Changing Social Norms and the "Double Burden" in Morocco

When

3 to 5 p.m., Oct. 27, 2023

Where

Carolyn Barnett is an assistant professor in the School of Government and Public Policy and School of Middle Eastern and North African Studies at the University of Arizona. She studies gender, political psychology, social policy, and political and economic behavior in the Middle East and North Africa. Her work has appeared in Comparative Political Studies, The American Journal of Political Science, Politics & Gender, PS: Political Science and Politics, and Hawwa. Her dissertation (defended at Princeton in 2022) received the Best Dissertation Award from the Middle East and North African Politics Section of APSA in 2023, and an honorary mention for Best Fieldwork from the Democracy & Autocracy Section in 2022. Carolyn has held Fulbright scholarships to Morocco and Egypt and a Marshall Scholarship to the UK. She previously worked as a research fellow at the Center for Strategic and International Studies from 2012-2015.

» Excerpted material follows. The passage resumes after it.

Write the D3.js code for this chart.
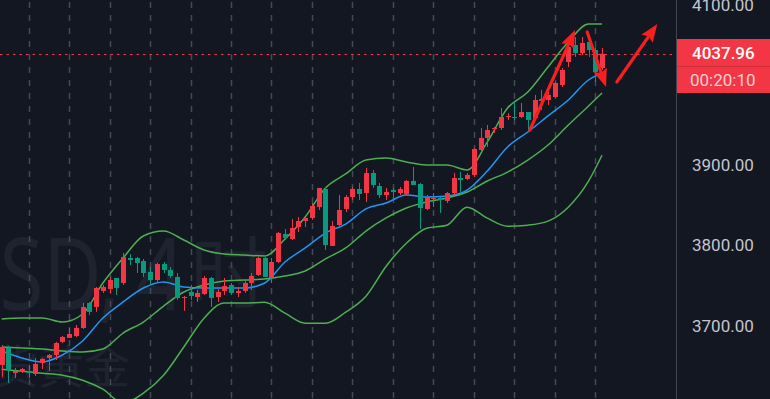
<!DOCTYPE html>
<html><head><meta charset="utf-8">
<script src="https://cdn.jsdelivr.net/npm/d3@7"></script>
<style>html,body{margin:0;padding:0;background:#131722;overflow:hidden}</style>
</head><body><svg id="c" width="770" height="399"></svg>
<script>
// ---- data ----
const openVals = [3650.2,3671.4,3640.2,3641.5,3642.7,3639.0,3652.7,3658.9,3662.7,3678.9,
3683.9,3686.3,3696.3,3727.5,3722.5,3742.4,3744.9,3758.6,3752.4,3783.5,
3783.5,3779.8,3766.1,3756.1,3776.0,3768.6,3759.9,3733.7,3741.2,3734.9,
3738.7,3758.6,3734.9,3742.4,3749.9,3739.9,3742.4,3752.4,3762.4,3783.5,
3758.6,3778.5,3813.4,3807.2,3822.2,3829.6,3833.4,3847.1,3869.5,3798.5,
3824.6,3844.6,3859.5,3869.5,3864.5,3889.4,3873.2,3862.0,3868.3,3864.5,
3863.3,3879.5,3875.7,3844.6,3857.0,3858.3,3854.6,3864.5,3883.2,3882.0,
3887.0,3918.1,3933.1,3944.3,3945.5,3959.2,3959.2,3959.2,3965.4,3958.0,
3979.2,3980.4,3984.1,3999.1,4027.7,4048.9,4039.0,4052.7,4042.7,4020.3];
const closeVals = [3672.6,3644.0,3642.7,3645.2,3640.2,3651.5,3657.7,3662.7,3677.6,3685.1,
3688.8,3696.3,3722.5,3716.3,3746.2,3747.4,3756.1,3746.2,3784.8,3781.0,
3777.3,3764.8,3756.1,3776.0,3768.6,3761.1,3733.7,3734.9,3736.2,3739.9,
3758.6,3733.7,3741.2,3748.6,3739.9,3742.4,3752.4,3761.1,3783.5,3759.9,
3778.5,3814.7,3808.5,3820.9,3829.6,3833.4,3848.3,3870.8,3799.7,3823.4,
3843.3,3859.5,3869.5,3863.3,3889.4,3874.5,3862.0,3865.8,3865.8,3869.5,
3879.5,3874.5,3845.8,3859.5,3858.3,3855.8,3864.5,3883.2,3880.7,3887.0,
3919.3,3933.1,3943.0,3945.5,3959.2,3960.5,3958.0,3965.4,3955.5,3980.4,
3981.6,3986.6,4001.6,4017.8,4046.4,4039.0,4051.4,4042.7,4015.3,4037.96];
const highVals = [3675.1,3674.0,3646.5,3646.5,3650.2,3658.9,3658.9,3663.9,3678.9,3686.3,
3696.3,3700.0,3727.5,3728.7,3747.4,3749.9,3759.9,3758.6,3789.8,3788.5,
3784.8,3782.3,3772.3,3777.3,3778.5,3772.3,3764.8,3736.2,3749.9,3743.7,
3761.1,3759.9,3744.9,3758.6,3752.4,3747.4,3756.1,3764.8,3784.8,3784.8,
3783.5,3815.9,3819.7,3832.1,3834.6,3834.6,3852.0,3870.8,3872.0,3829.6,
3862.0,3862.0,3872.0,3877.0,3895.7,3893.2,3877.0,3870.8,3870.8,3872.0,
3880.7,3896.9,3877.0,3862.0,3864.5,3859.5,3865.8,3889.4,3890.7,3889.4,
3920.5,3945.5,3949.3,3946.8,3970.4,3964.0,3977.9,3976.7,3965.4,3986.6,
3992.9,3995.4,4003.0,4020.3,4051.4,4058.9,4058.9,4057.7,4046.0,4045.2];
const lowVals = [3635.3,3627.8,3634.0,3640.2,3634.0,3636.5,3645.2,3642.7,3656.4,3677.6,
3683.9,3685.0,3695.1,3712.5,3716.3,3739.9,3739.9,3737.4,3749.9,3774.8,
3764.8,3759.9,3749.9,3752.4,3764.8,3758.6,3731.2,3717.5,3731.2,3728.7,
3737.4,3722.5,3728.7,3737.4,3737.4,3734.9,3739.9,3743.7,3761.1,3759.9,
3752.4,3777.3,3806.0,3806.0,3815.9,3822.2,3831.0,3843.3,3793.5,3798.5,
3822.2,3840.8,3855.8,3855.8,3853.3,3870.8,3858.3,3855.8,3855.8,3862.0,
3862.0,3874.5,3819.7,3843.3,3847.1,3839.6,3852.0,3862.0,3865.8,3880.7,
3884.5,3915.6,3921.8,3939.3,3943.0,3955.5,3955.5,3958.0,3943.0,3955.5,
3968.0,3974.2,3983.0,3996.6,4021.5,4034.0,4036.5,4034.0,4002.8,4017.8];

const bandIdx = [0,3,6,9,12,15,18,21,24,27,30,33,36,39,42,45,48,51,54,57,60,63,66,69,72,75,78,81,84,87,89];
const upperBand = [3707.5,3708.7,3708.7,3703.7,3713.7,3752.3,3783.5,3810.9,3817.1,3805.9,3793.5,3788.5,3787.2,3786.0,3807.2,3834.6,3870.7,3888.2,3905.6,3908.1,3903.1,3899.4,3899.4,3893.2,3928.1,3970.4,3990.3,4021.5,4052.6,4075.1,4075.1];
const middleBand = [3672.6,3671.4,3670.1,3667.6,3666.4,3670.1,3690.0,3703.7,3723.6,3741.1,3749.8,3754.8,3756.1,3757.3,3761.1,3767.3,3782.3,3796.0,3817.1,3833.4,3845.8,3853.3,3858.2,3865.7,3879.4,3890.6,3905.6,3924.3,3949.2,3972.9,3989.1];
const lowerBand = [3644.9,3642.4,3639.9,3637.4,3631.2,3620.0,3602.6,3615.0,3637.4,3672.6,3708.5,3727.3,3727.3,3728.4,3714.7,3702.2,3702.2,3715.9,3735.9,3773.3,3801.9,3820.6,3824.4,3846.8,3833.1,3823.1,3824.4,3829.4,3846.8,3879.2,3911.6];
const maLine = [3667.6,3658.9,3653.9,3662.6,3680.1,3708.7,3728.7,3746.1,3753.6,3747.4,3746.1,3746.1,3746.1,3752.3,3778.5,3796.0,3814.6,3825.8,3844.6,3852.0,3862.0,3859.5,3860.7,3868.2,3891.9,3921.8,3940.5,3960.5,3980.4,4005.3,4014.0];

const priceTicks = [4100, 4000, 3900, 3800, 3700];
const gridIdx = [4,10,16,22,28,34,40,46,52,58,64,70,76,82,88];
const lastPrice = 4037.96;
const countdown = "00:20:10";
const arrowFromIdx = [78.3, 86.8, 91.2];
const arrowFromPrice = [3943.0, 4065.1, 4002.8];
const arrowToIdx = [85.0, 89.6, 97.2];
const arrowToPrice = [4067.6, 3996.6, 4075.1];
const watermarkSymbol = "XAUUSD,";
const watermarkInterval = ["4", "时"];
const watermarkName = "现货黄金";

// ---- drawing ----
const W = 770, H = 399, plotRight = 676;
const svg = d3.select("#c");
svg.append("rect").attr("width", W).attr("height", H).attr("fill", "#131722");

const x = d3.scaleLinear().domain([0, 89]).range([1.7, 602]);
const y = d3.scaleLinear().domain([3700, 4100]).range([325, 4]);

svg.append("clipPath").attr("id", "plot").append("rect")
  .attr("x", 0).attr("y", 0).attr("width", plotRight).attr("height", H);
const g = svg.append("g").attr("clip-path", "url(#plot)");

// watermark
const wmCol = "#1f2330";
g.append("text").text(watermarkSymbol)
  .attr("transform", "translate(120,310) scale(0.8,1)").attr("text-anchor", "end")
  .attr("font-family", "'Noto Sans',sans-serif").attr("font-size", 100).attr("fill", wmCol);
g.append("text").text(watermarkInterval[0])
  .attr("transform", "translate(136,310) scale(0.85,1)")
  .attr("font-family", "'Noto Sans',sans-serif").attr("font-size", 100).attr("fill", wmCol);
g.append("text").text(watermarkInterval[1])
  .attr("x", 190).attr("y", 302)
  .attr("font-family", "'Noto Sans CJK SC',sans-serif").attr("font-size", 78).attr("fill", wmCol);
g.append("text").text(watermarkName)
  .attr("x", 130).attr("y", 383).attr("text-anchor", "end")
  .attr("font-family", "'Noto Sans CJK SC',sans-serif")
  .attr("font-size", 46).attr("fill", wmCol);

// vertical grid
g.selectAll("line.grid").data(gridIdx).join("line")
  .attr("class", "grid")
  .attr("x1", d => Math.round(x(d)) + 0.5).attr("x2", d => Math.round(x(d)) + 0.5)
  .attr("y1", 2).attr("y2", H)
  .attr("stroke", "#454955").attr("stroke-width", 1.5)
  .attr("stroke-dasharray", "6,7");

// bands
const lineGen = vals => d3.line()
  .x((d, i) => x(bandIdx[i])).y(d => y(d))
  .curve(d3.curveMonotoneX)(vals);
[[upperBand, "#4caf50"], [middleBand, "#4caf50"], [lowerBand, "#4caf50"], [maLine, "#2196f3"]]
  .forEach(([vals, col]) => {
    g.append("path").attr("d", lineGen(vals)).attr("fill", "none")
      .attr("stroke", col).attr("stroke-width", 1.5);
  });

// candles
const candles = openVals.map((o, i) => ({i, o, c: closeVals[i], h: highVals[i], l: lowVals[i]}));
const up = "#f23645", down = "#089981";
const cg = g.append("g");
cg.selectAll("line.wick").data(candles).join("line")
  .attr("x1", d => Math.round(x(d.i)) + 0.5).attr("x2", d => Math.round(x(d.i)) + 0.5)
  .attr("y1", d => y(d.h)).attr("y2", d => y(d.l))
  .attr("stroke", d => d.c >= d.o ? up : down).attr("stroke-width", 1);
cg.selectAll("rect.body").data(candles).join("rect")
  .attr("x", d => Math.round(x(d.i)) - 2).attr("width", 5)
  .attr("y", d => y(Math.max(d.o, d.c)))
  .attr("height", d => Math.max(1, Math.abs(y(d.o) - y(d.c))))
  .attr("fill", d => d.c >= d.o ? up : down);

// last price dotted line
g.append("line").attr("x1", 0).attr("x2", plotRight)
  .attr("y1", Math.round(y(lastPrice)) + 0.5).attr("y2", Math.round(y(lastPrice)) + 0.5)
  .attr("stroke", "#f23645").attr("stroke-width", 1).attr("stroke-dasharray", "2.5,4");

// arrows
const arrowCol = "#f71f1f";
arrowFromIdx.forEach((fi, k) => {
  const x1 = x(fi), y1 = y(arrowFromPrice[k]), x2 = x(arrowToIdx[k]), y2 = y(arrowToPrice[k]);
  const ang = Math.atan2(y2 - y1, x2 - x1);
  const hl = 18, hw = 7;
  const bx = x2 - hl * Math.cos(ang), by = y2 - hl * Math.sin(ang);
  g.append("line").attr("x1", x1).attr("y1", y1)
    .attr("x2", x2 - (hl - 2) * Math.cos(ang)).attr("y2", y2 - (hl - 2) * Math.sin(ang))
    .attr("stroke", arrowCol).attr("stroke-width", 3.2).attr("stroke-linecap", "round");
  const px = -Math.sin(ang), py = Math.cos(ang);
  g.append("polygon").attr("points", [
    [x2, y2], [bx + hw * px, by + hw * py], [bx + 3 * Math.cos(ang), by + 3 * Math.sin(ang)], [bx - hw * px, by - hw * py]
  ].map(p => p.join(",")).join(" ")).attr("fill", arrowCol);
});

// price axis
svg.append("line").attr("x1", plotRight + 0.5).attr("x2", plotRight + 0.5)
  .attr("y1", 0).attr("y2", H).attr("stroke", "#434651");
const axis = d3.axisRight(y).tickValues(priceTicks).tickFormat(d3.format(".2f")).tickSize(0).tickPadding(0);
const ag = svg.append("g").attr("transform", `translate(692,0)`).call(axis);
ag.select(".domain").remove();
ag.selectAll("text").attr("font-family", "Roboto, sans-serif").attr("font-size", 17)
  .attr("fill", "#c3c6ce").attr("x", 0).attr("dy", "0.36em");

// last price label
svg.append("rect").attr("x", plotRight + 1).attr("y", 39).attr("width", W - plotRight - 1).attr("height", 54).attr("fill", "#f23645");
svg.append("line").attr("x1", plotRight + 1).attr("x2", W).attr("y1", 66.5).attr("y2", 66.5).attr("stroke", "rgba(0,0,0,0.15)");
svg.append("text").text(d3.format(".2f")(lastPrice)).attr("x", 692).attr("y", 59)
  .attr("font-family", "Roboto, sans-serif").attr("font-size", 17).attr("font-weight", 500).attr("fill", "#ffffff");
svg.append("text").text(countdown).attr("x", 690).attr("y", 86)
  .attr("font-family", "Roboto, sans-serif").attr("font-size", 17).attr("fill", "#fcd0d4");
</script></body></html>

Changing Social Norms and the "Double Burden" in Morocco 

Do perceived norms around household roles hinder the emergence of more gender-equal distributions of labor in Morocco? Moroccan women undertake a disproportionate share of unpaid household and care labor and participate in the labor force at low rates. Yet everyday practices are shifting, and acquiring information about men contributing to unpaid labor could shift individuals’ normative expectations. I find in an online survey of predominantly urban, employed Moroccans that despite perceptions of changing norms in some aspects of household organization, unpaid labor burdens remain highly unequal and are driven by male preferences. The burden of unpaid labor that women face is a constraint on labor force participation, but mainly as a side effect of continued strong preferences for a male breadwinner family model. An experiment providing respondents with accurate information about men contributing to household tasks did not alter perceptions about how norms would evolve in the future.